Children’s Authors Join Forces With Dogs To Boost Child Literacy
We all love our four legged friends and the latest news that dogs are changing the face of education in a bid to boost literacy comes as popular children’s authors, Anna Wilson, Andrew Cope and Viviane Schwarz have pledged their support for children reading to dogs in a bid to boost literacy and improve children’s self-confidence.
The authors have pledged their support to the Kennel Club’s Bark and Read Foundation to coincide with National Storytelling Week, taking place this week.
Organised by the Society for Storytelling, National Storytelling Week (Saturday February 1st – Saturday February 8th 2014) aims to promote storytelling in schools, libraries, museums and art galleries across the UK. As part of the awareness week, the Kennel Club has asked schools taking part in its popular Bark and Read scheme to let children choose their favourite book to read to their canine reading partner.
Anna, author of books including The Smug Pug and Pup Idol, will be visiting Vallis First School in Frome, Somerset, on Thursday 6th February to observe the children reading her latest book, Monkey Madness to their reading dog.
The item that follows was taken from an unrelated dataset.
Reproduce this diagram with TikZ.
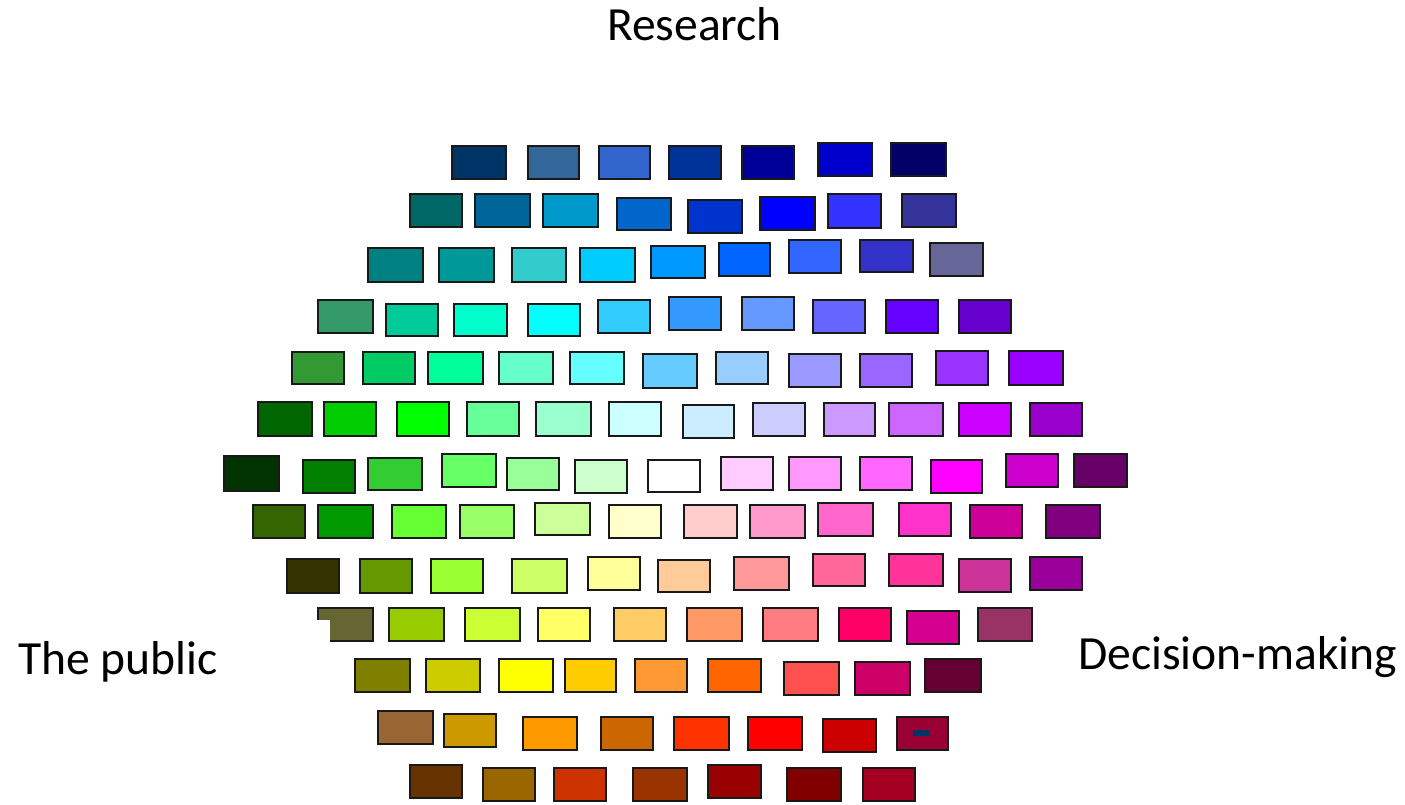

Anna commented: “Reading aloud and storytelling have always been very important to me. As an author, I go into schools and see how reading stories aloud can help build confidence and improve literacy skills. Reading to dogs is a fantastic, innovative idea – it will help boost the confidence of children who are nervous of reading aloud in front of a class, for example, and will encourage a lifelong love of books and reading, I’m sure. I frequently read to my own dog when I am trying out new passages of writing, so I can highly recommend it!”
The Bark and Read Foundation is funded by the Kennel Club Charitable Trust, and supports organisations that take dogs into schools and libraries for children to read to. The scheme has been running for two years and has seen fantastic results, as teachers have reported an increase in confidence, reading levels and interest in reading.
As well as Anna, children’s authors Andrew Cope and Viviane Schwarz have also pledged support for reading to dogs.
Viviane commented on her own experience: “I know from my own experience how hard it can be to read to other people, and I am grateful to the kind animals who happily listened to me with rapt attention while I practised and learned at home. When I was in school, I could not read without a stammer, and it was a frightening ordeal that got worse every time. I hope Bark and Read will help many children to have a better learning experience, especially those who don’t have a pet of their own to help them out.”
Andrew commented: “I’m a great believer in reading aloud and, as the author of Spy Dog, I always run ideas past my trusty mutt, Lara. The Bark and Read Foundation is a great way of facilitating school and library visits with dogs, and anything that encourages children to want to read, particularly aloud, is extremely positive.”